Pickled ginger. Known as gari, it isn’t an integral part of the sushi itself but is always included alongside sushi to nibble on between courses to cleanse the palette. Not a fan of canned ginger? Make it from scratch with your sweetie.
Spread the rice evenly. Place a sheet of nori (rough side facing up) on top of the plastic-wrapped bamboo rolling mat. Evenly spread about 1/2 cup of sushi rice onto the nori (don’t forget to dip your hands in the vinegar solution first!). Note: Do not spread rice on the top inch of the nori sheet. This area should be left clean to seal the roll at the end (unless you are making an inside out roll, go ahead and cover the entire nori sheet, then flip the nori over so that the rice side is down on the rolling mat).
Do NOT overstuff. I know it’s tempting to put as much filling as possible in the sushi rolls, but you should avoid doing this at all costs! Otherwise, your roll will split open and the fillings will spill out. When it comes to sushi, less is more. Gently remind your date that this isn’t his chance to overstuff his sushi like he does his burritos at Chipotle. Arrange the fillings about one inch from the bottom of the nori, laying the veggie strips horizontal to the direction you’ll be rolling the mat. Also be sure they cover the nori evenly from one side to the other.
Press ever so gently. This step will take a bit of practice with your sweetheart. Apply gentle, even pressure when rolling the bamboo mat. If you press too hard, the roll will come out in shapes other than circles (which could also be fun–observe my triangular sushi in the above photo).
Cut it like an iron chef. As anxious as you and your sweetie may be to see the end result, let your roll sit with the seam side down for a few minutes before you attempt to cut it (patience, young grasshopper!). Before you cut the roll, remember to dip your knife into the vinegar solution before each cut to prevent sticking. Tip: To make sure your pieces are the same size, cut the roll in half first, line the two halves up against each other, and then cut into thirds (for 6 pieces) or quarters (for 8 pieces).
Brynn Cahalan is a senior at UC Irvine majoring in Business Economics and minoring in Digital Arts.
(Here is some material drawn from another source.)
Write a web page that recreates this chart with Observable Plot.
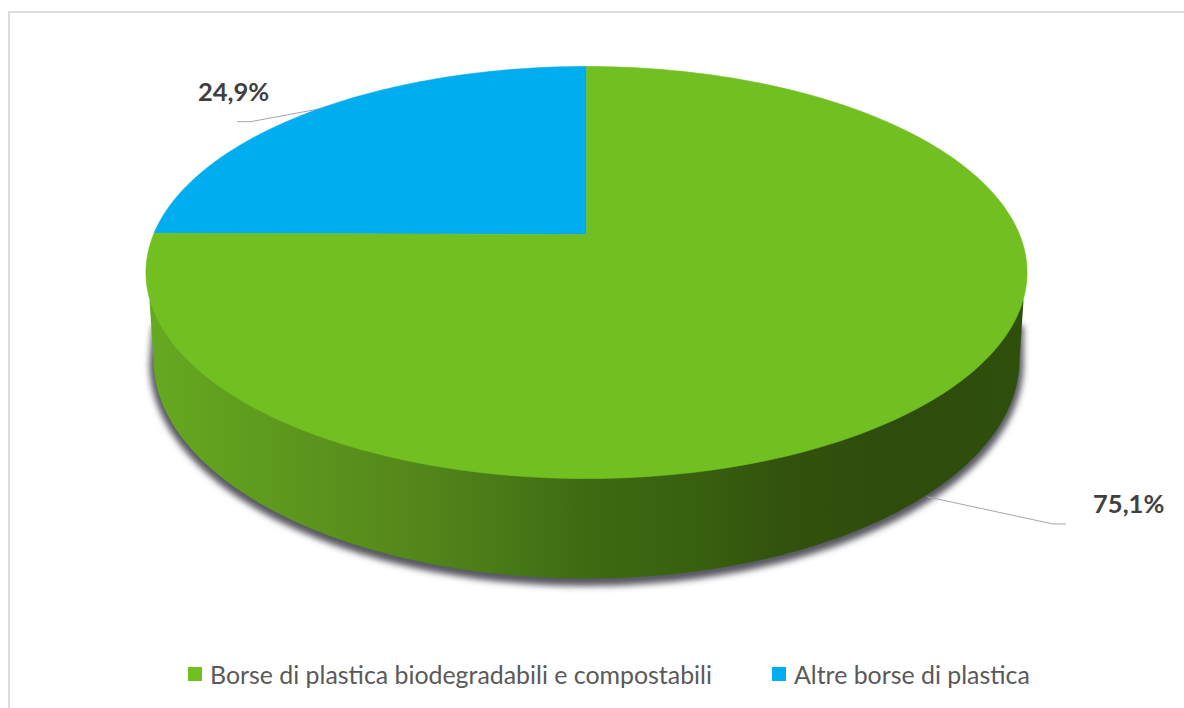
<!DOCTYPE html>
<html>
<head>
<meta charset="utf-8">
<script src="https://cdn.jsdelivr.net/npm/d3@7"></script>
<script src="https://cdn.jsdelivr.net/npm/@observablehq/plot@0.6"></script>
<style>
  html, body { margin: 0; padding: 0; background: #fff; overflow: hidden; width: 1184px; height: 708px; }
  #frame { position: absolute; left: 8px; top: 11px; width: 1180px; height: 700px; border: 2px solid #dcdcdc; box-sizing: border-box; background: #fff; }
  #frame svg { display: block; }
  #legend { position: absolute; left: 0; top: 648px; width: 1174px; font-family: Lato, sans-serif; font-size: 24.9px; color: #595959; white-space: nowrap; }
  .item { position: absolute; display: flex; align-items: center; top: 0; line-height: 26px; }
  .swatch { width: 14px; height: 14px; margin-right: 8px; }
</style>
</head>
<body>
<div id="frame"><div id="chart"></div><div id="legend"></div></div>
<script>
// Data
const categories = ["Altre borse di plastica", "Borse di plastica biodegradabili e compostabili"];
const shares = [24.9, 75.1];
const labels = ["24,9%", "75,1%"];
const colors = ["#00adee", "#72bf22"];
const legendOrder = [1, 0];

// Layout of the tilted disc (page pixels)
const W = 1174, H = 637, originX = 10, originY = 13;
const cx = 586, cy = 234, sx = 433, sy = 199, k = 0.1845;
const X = px => (px - cx) / sx;
const Y = py => (cy - py) / sy;

// A share fraction (pie running counter-clockwise from the top) projected onto the top face
const project = a => {
  const u = -Math.sin(a), v = Math.cos(a), w = 1 + k * v;
  return {x: u / w, y: v / w};
};
const tau = 2 * Math.PI;
const total = d3.sum(shares);
let acc = 0;
const slices = shares.map((s, i) => {
  const start = acc / total * tau;
  acc += s;
  const end = acc / total * tau;
  const n = Math.ceil((end - start) / tau * 360);
  const pts = [{x: 0, y: 0}];
  for (let j = 0; j <= n; j++) pts.push(project(start + (end - start) * j / n));
  pts.push({x: 0, y: 0});
  return {i, pts, mid: project((start + end) / 2)};
});

// Side wall: lower half of the bottom ellipse, closed under the top face
const wallCy = 359, wallRy = 219;
const arc = (grow, drop) => {
  const pts = [];
  for (let d = 0; d <= 180; d++) {
    const t = d / 180 * Math.PI;
    pts.push({x: X(cx - (sx + grow) * Math.cos(t)), y: Y(wallCy + drop + (wallRy + grow) * Math.sin(t))});
  }
  return pts;
};
const wall = [...arc(0, 0), {x: X(1023), y: Y(300)}, {x: X(149), y: Y(300)}];
wall.push(wall[0]);
const shadow = [...arc(4, 3.5), {x: X(1023), y: Y(325)}, {x: X(152), y: Y(325)}];
shadow.push(shadow[0]);

const gradStops = [[150,"#66a920"],[400,"#55891b"],[500,"#487a17"],[590,"#3e6a12"],[700,"#38600f"],[780,"#32520d"],[900,"#2e4c0c"],[1024,"#2f4f0c"]];

// Leader lines run from the middle of each slice's edge (on the wall base for the front slice),
// with offsets in pixels for each bend, and the label placed relative to the same anchor.
const depth = 100;
const leaders = [
  {from: slices[0].mid, bends: [[4, -1], [-66, 12], [-79, 12]], text: [-83, -17]},
  {from: {x: slices[1].mid.x, y: slices[1].mid.y - depth / sy}, bends: [[-10, 0], [115, 27], [128, 27]], text: [191, 8]}
].map((l, i) => {
  const at = ([dx, dy]) => ({x: l.from.x + dx / sx, y: l.from.y - dy / sy});
  return {pts: l.bends.map(at), t: {...at(l.text), label: labels[i]}};
});

const defs = () => {
  const d = d3.create("svg:defs");
  const g = d.append("linearGradient").attr("id", "wallGrad")
    .attr("gradientUnits", "userSpaceOnUse")
    .attr("x1", 150 - originX).attr("x2", 1024 - originX).attr("y1", 0).attr("y2", 0);
  gradStops.forEach(([p, c]) => g.append("stop").attr("offset", (p - 150) / (1024 - 150)).attr("stop-color", c));
  const f = d.append("filter").attr("id", "soft").attr("x", "-5%").attr("y", "-5%").attr("width", "110%").attr("height", "110%");
  f.append("feGaussianBlur").attr("stdDeviation", 3.2);
  return d.node();
};

const chart = Plot.plot({
  width: W, height: H,
  margin: 0,
  x: {domain: [X(originX), X(originX + W)], axis: null},
  y: {domain: [Y(originY + H), Y(originY)], axis: null},
  marks: [
    defs,
    Plot.line(shadow, {x: "x", y: "y", fill: "#45454f", stroke: "none", fillOpacity: 0.9, render: (i, s, v, d, c, n) => {
      const g = n(i, s, v, d, c);
      g.setAttribute("filter", "url(#soft)");
      return g;
    }}),
    Plot.line(wall, {x: "x", y: "y", fill: "url(#wallGrad)", stroke: "none"}),
    ...leaders.map(l => Plot.line(l.pts, {x: "x", y: "y", stroke: "#a6a6a6", strokeWidth: 1})),
    ...slices.map(s => Plot.line(s.pts, {x: "x", y: "y", fill: colors[s.i], stroke: colors[s.i], strokeWidth: 0.6})),
    Plot.text(leaders.map(l => l.t), {x: "x", y: "y", text: "label", fontFamily: "Lato, sans-serif", fontWeight: 700, fontSize: 25.5, fill: "#404040"})
  ]
});
document.getElementById("chart").appendChild(chart);

// Legend
const legend = document.getElementById("legend");
const lefts = [178, 762];
legendOrder.forEach((idx, pos) => {
  const item = document.createElement("div");
  item.className = "item";
  item.style.left = lefts[pos] + "px";
  const sw = document.createElement("span");
  sw.className = "swatch";
  sw.style.background = colors[idx];
  const tx = document.createElement("span");
  tx.textContent = categories[idx];
  item.append(sw, tx);
  legend.appendChild(item);
});
</script>
</body>
</html>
She loves taking on daring challenges in the kitchen and proving that “fancy” food can be made by chefs of all skill levels. This post is dedicated to her boyfriend, Nick, who loves trying new sushi concoctions just as much as she does.
Serves 2 (yields approximately 1 3/4 cups, enough for 3-4 rolls)
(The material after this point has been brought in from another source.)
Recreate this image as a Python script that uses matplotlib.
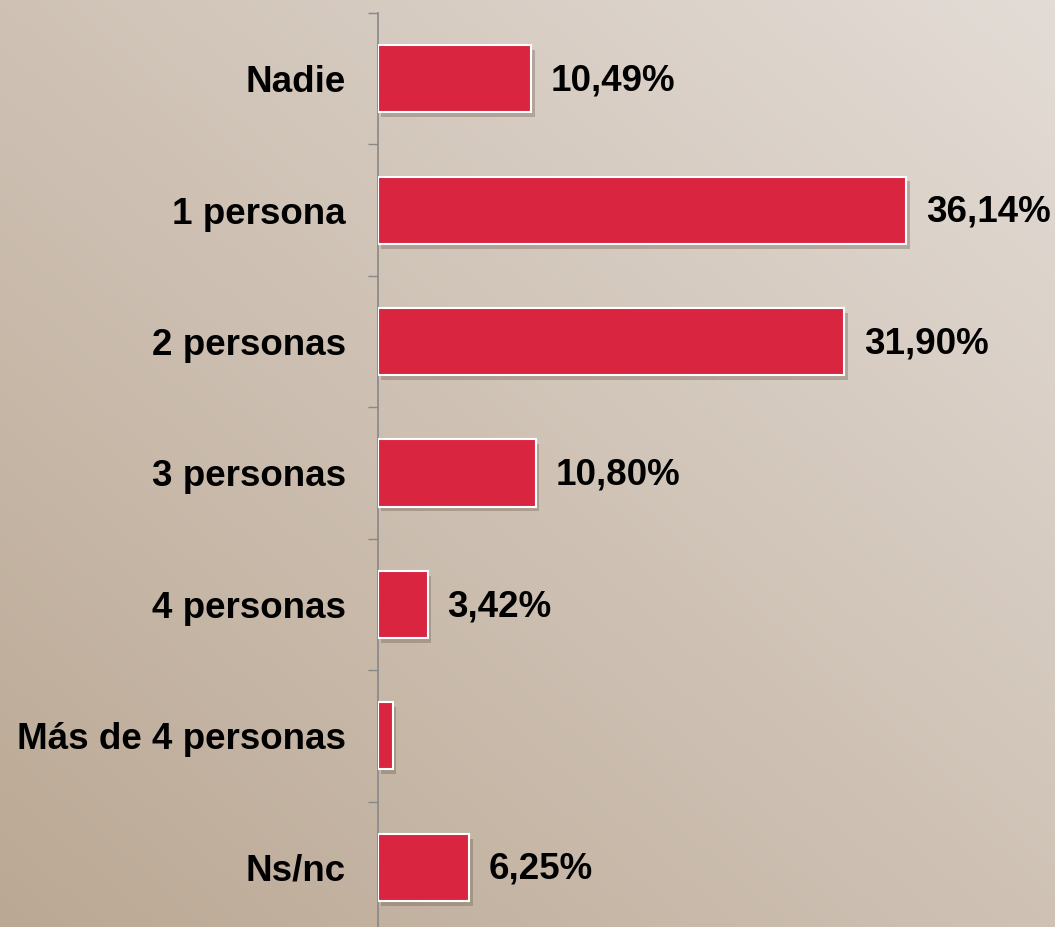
import numpy as np
import matplotlib.pyplot as plt
import matplotlib.patheffects as pe

categories = ["Nadie", "1 persona", "2 personas", "3 personas", "4 personas",
              "Más de 4 personas", "Ns/nc"]
values = [10.49, 36.14, 31.90, 10.80, 3.42, 1.00, 6.25]
labels = ["10,49%", "36,14%", "31,90%", "10,80%", "3,42%", "", "6,25%"]

plt.rcParams['font.family'] = ['Liberation Sans', 'DejaVu Sans']

fig = plt.figure(figsize=(10.55, 9.27), dpi=100)

# diagonal background gradient, light top-right to darker bottom-left
bg = fig.add_axes([0, 0, 1, 1], zorder=0)
xx, yy = np.meshgrid(np.linspace(0, 1, 200), np.linspace(0, 1, 200))
t = xx * 0.5 + yy * 0.5
c_dark = np.array([0xbb, 0xa8, 0x94]) / 255
c_light = np.array([0xe3, 0xdc, 0xd6]) / 255
img = c_dark[None, None, :] + (c_light - c_dark)[None, None, :] * t[..., None]
bg.imshow(img, extent=[0, 1, 0, 1], aspect='auto', origin='lower')
bg.axis('off')

ax = fig.add_axes([378 / 1055, -6 / 927, 1 - 378 / 1055, 920 / 927], zorder=1)
ax.patch.set_alpha(0)

y = np.arange(len(categories))
bars = ax.barh(y, values, height=0.51, color="#da2540", edgecolor="white",
               linewidth=1.5, zorder=3)
for b in bars:
    b.set_path_effects([pe.SimplePatchShadow(offset=(2.5, -3.5), shadow_rgbFace='#5a4a3a', alpha=0.3),
                        pe.Normal()])

for yi, v, lab in zip(y, values, labels):
    if lab:
        ax.annotate(lab, (v, yi), xytext=(14, -1.5), textcoords='offset points',
                    va='center', ha='left', fontsize=26.5, fontweight='bold')

ax.set_ylim(len(categories) - 0.5, -0.5)
ax.set_xlim(0, (1055 - 378) / 14.62)
ax.set_yticks(y)
ax.set_yticklabels(categories, fontsize=26.5, fontweight='bold')
for t_ in ax.get_yticklabels():
    t_.set_y(t_.get_position()[1])
ax.set_yticks(np.arange(-0.5, len(categories), 1), minor=True)
ax.tick_params(axis='y', which='major', length=0, pad=23)
ax.tick_params(axis='y', which='minor', length=7.5, width=1, color='#888888')
ax.set_xticks([])
for s in ['top', 'right', 'bottom']:
    ax.spines[s].set_visible(False)
ax.spines['left'].set_color('#888888')
ax.spines['left'].set_linewidth(1.2)

fig.savefig("out.png", dpi=100)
Adapted from Joyce Chen Sushi Instruction Kit
1 cup sushi rice (or short grain white rice)
1 cup water
2 1/4 tablespoons rice vinegar
2 teaspoons sugar
1 teaspoon salt
Rinse the rice in a colander until water comes out clear (this removes the external starchy deposits, which helps the rice to better absorb the vinegar seasoning). If you own a rice cooker, follow the manufacturer’s directions. If not, place the rice with the water into a heavy pot. Cover and cook until boiling. Stir gently with a rice paddle, cover again, and turn the heat down to medium-low until almost all of the water is absorbed, about 5-8 minutes. Then turn the heat down to low and steam until all of the water is absorbed, about 10-15 minutes. Turn off the heat and allow the rice to “set” in the covered pot for another 10 minutes.
While the rice sets, mix the rice vinegar, sugar, and salt in a non-metallic bowl until dissolved and set aside. Once the rice has set, gently pry the rice from the pot with the rice paddle and dump it into a wide, shallow, non-metallic dish. Moisten the rice paddle with the vinegar solution and spread the rice out evenly. Note: Do NOT scrape off any rice that sticks to the pot. This type of rice will ruin the delicate sushi taste. Fold the rest of the vinegar solution into the rice while your partner fans the rice so that it cools to room temperature. Continue stirring and fanning the rice until the rice has a glossy sheen, about 10 minutes.